Instruction: List every line in this data where the string "chart" occurs.

Material provided:

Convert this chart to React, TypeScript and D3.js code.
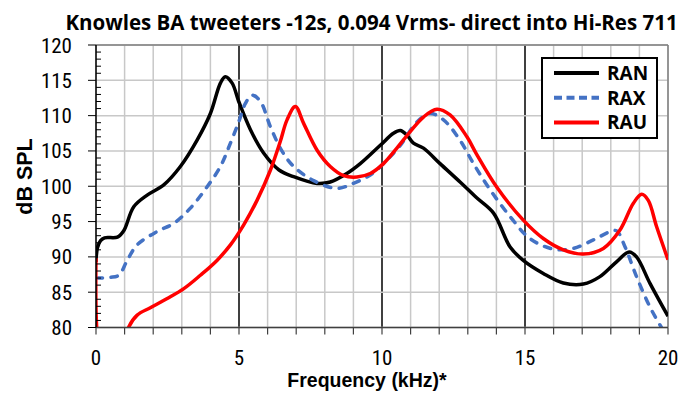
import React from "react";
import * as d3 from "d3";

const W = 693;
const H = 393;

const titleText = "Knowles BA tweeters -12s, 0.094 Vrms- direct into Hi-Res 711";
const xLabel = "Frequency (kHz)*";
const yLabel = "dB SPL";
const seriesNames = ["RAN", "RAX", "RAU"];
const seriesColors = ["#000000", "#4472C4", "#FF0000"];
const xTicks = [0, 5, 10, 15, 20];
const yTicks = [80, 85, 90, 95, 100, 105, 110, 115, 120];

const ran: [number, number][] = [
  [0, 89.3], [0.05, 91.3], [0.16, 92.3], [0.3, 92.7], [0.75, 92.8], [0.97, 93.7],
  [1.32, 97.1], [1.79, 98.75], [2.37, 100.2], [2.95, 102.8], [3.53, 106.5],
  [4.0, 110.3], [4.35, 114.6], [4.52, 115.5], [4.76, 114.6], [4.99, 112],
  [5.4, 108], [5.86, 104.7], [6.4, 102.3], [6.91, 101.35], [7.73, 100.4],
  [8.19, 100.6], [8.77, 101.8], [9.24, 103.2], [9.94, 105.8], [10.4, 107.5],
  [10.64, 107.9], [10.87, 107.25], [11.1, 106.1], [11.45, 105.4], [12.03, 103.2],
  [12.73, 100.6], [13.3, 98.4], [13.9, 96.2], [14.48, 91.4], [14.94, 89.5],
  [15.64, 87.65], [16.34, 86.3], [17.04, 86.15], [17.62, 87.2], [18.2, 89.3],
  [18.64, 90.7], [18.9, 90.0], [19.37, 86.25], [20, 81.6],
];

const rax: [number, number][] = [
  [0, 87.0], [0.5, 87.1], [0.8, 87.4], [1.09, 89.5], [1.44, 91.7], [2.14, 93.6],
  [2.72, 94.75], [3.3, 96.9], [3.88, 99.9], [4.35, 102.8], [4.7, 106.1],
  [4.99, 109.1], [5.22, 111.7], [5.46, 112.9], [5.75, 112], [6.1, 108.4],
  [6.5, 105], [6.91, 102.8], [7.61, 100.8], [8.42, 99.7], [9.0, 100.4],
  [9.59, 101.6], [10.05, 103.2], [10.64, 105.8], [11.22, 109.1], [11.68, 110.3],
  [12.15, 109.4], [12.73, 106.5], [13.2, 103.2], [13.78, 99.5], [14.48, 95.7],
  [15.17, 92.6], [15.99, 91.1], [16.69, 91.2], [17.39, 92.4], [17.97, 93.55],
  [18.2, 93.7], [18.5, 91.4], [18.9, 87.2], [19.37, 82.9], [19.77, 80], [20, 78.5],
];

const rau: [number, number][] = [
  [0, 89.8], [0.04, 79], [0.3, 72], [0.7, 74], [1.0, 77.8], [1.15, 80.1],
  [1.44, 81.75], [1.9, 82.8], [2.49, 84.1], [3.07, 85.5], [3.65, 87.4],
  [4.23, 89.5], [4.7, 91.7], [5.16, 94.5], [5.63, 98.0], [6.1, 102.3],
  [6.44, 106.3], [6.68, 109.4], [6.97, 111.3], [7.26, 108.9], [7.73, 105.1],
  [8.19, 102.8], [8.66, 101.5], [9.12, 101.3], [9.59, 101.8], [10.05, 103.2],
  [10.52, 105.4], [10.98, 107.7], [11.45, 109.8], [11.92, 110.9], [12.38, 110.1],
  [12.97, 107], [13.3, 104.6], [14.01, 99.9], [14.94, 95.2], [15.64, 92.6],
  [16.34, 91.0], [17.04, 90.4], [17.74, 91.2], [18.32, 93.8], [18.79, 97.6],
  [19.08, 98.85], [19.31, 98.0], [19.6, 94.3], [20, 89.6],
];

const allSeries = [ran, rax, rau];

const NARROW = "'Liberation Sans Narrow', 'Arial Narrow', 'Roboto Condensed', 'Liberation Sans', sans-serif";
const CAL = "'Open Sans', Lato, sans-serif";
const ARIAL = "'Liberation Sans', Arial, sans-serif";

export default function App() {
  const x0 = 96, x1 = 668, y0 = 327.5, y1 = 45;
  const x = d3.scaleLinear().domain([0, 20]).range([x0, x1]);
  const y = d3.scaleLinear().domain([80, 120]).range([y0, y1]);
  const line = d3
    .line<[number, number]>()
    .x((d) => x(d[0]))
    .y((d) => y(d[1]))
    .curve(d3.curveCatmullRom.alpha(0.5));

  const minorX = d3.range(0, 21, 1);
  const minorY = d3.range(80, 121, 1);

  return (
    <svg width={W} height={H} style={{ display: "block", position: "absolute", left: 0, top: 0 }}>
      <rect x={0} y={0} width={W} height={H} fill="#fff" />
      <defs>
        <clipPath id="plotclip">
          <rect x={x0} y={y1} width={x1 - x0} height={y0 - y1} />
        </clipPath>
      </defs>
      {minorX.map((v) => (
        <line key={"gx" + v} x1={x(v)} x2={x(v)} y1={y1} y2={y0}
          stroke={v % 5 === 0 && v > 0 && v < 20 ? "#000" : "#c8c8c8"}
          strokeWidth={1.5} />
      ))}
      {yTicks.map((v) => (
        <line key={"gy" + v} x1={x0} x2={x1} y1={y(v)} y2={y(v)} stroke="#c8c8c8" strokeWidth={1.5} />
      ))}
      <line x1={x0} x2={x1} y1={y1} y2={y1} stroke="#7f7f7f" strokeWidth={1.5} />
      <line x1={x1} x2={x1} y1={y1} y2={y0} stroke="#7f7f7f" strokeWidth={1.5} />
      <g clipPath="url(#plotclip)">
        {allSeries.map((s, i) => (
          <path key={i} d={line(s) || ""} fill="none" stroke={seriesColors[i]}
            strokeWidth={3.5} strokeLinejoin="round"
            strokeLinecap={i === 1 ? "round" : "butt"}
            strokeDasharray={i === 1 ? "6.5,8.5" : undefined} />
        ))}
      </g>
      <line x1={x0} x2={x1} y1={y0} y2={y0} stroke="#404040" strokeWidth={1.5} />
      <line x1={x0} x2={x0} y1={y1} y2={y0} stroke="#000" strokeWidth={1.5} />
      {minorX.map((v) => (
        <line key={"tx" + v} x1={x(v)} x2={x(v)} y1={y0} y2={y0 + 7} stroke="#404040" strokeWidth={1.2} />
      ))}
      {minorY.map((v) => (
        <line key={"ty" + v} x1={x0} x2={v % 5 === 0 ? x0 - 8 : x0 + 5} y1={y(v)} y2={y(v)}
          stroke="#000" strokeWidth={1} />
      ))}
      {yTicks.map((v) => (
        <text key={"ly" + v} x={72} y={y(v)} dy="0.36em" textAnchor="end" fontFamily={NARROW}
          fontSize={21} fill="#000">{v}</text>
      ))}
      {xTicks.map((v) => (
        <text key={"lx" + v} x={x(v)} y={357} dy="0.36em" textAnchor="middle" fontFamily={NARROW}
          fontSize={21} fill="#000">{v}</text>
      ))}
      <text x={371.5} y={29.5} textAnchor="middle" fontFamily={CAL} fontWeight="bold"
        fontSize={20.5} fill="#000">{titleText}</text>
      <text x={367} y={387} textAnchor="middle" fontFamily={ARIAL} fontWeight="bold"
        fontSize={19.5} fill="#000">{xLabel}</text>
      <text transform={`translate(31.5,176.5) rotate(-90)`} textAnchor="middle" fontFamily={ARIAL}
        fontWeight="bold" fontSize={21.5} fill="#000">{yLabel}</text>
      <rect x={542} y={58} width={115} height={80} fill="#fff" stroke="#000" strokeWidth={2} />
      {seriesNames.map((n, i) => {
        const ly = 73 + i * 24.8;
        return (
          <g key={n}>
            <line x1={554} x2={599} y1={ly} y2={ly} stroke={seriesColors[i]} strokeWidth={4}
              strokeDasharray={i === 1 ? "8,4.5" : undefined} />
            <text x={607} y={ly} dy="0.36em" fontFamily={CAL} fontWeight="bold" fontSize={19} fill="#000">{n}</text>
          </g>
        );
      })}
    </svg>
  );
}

==

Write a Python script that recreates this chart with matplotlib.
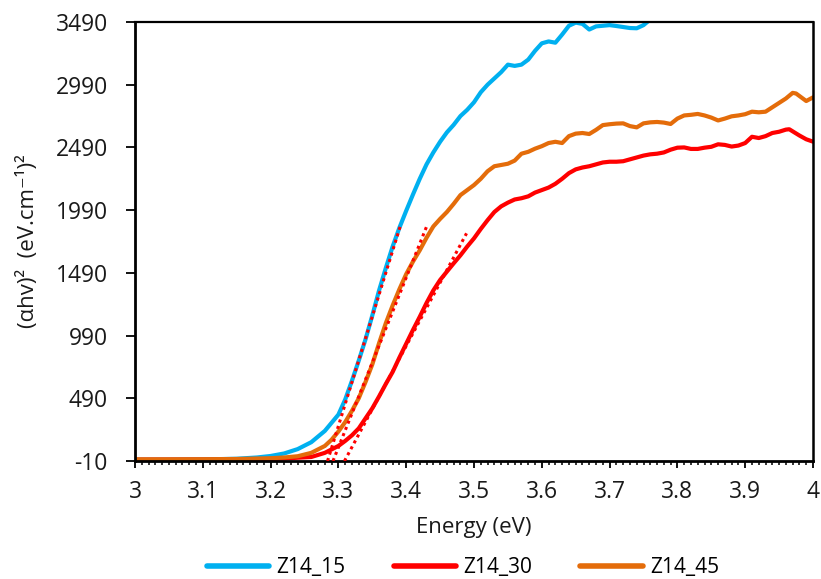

Reply:
Convert this chart to React, TypeScript and D3.js code.
Write a Python script that recreates this chart with matplotlib.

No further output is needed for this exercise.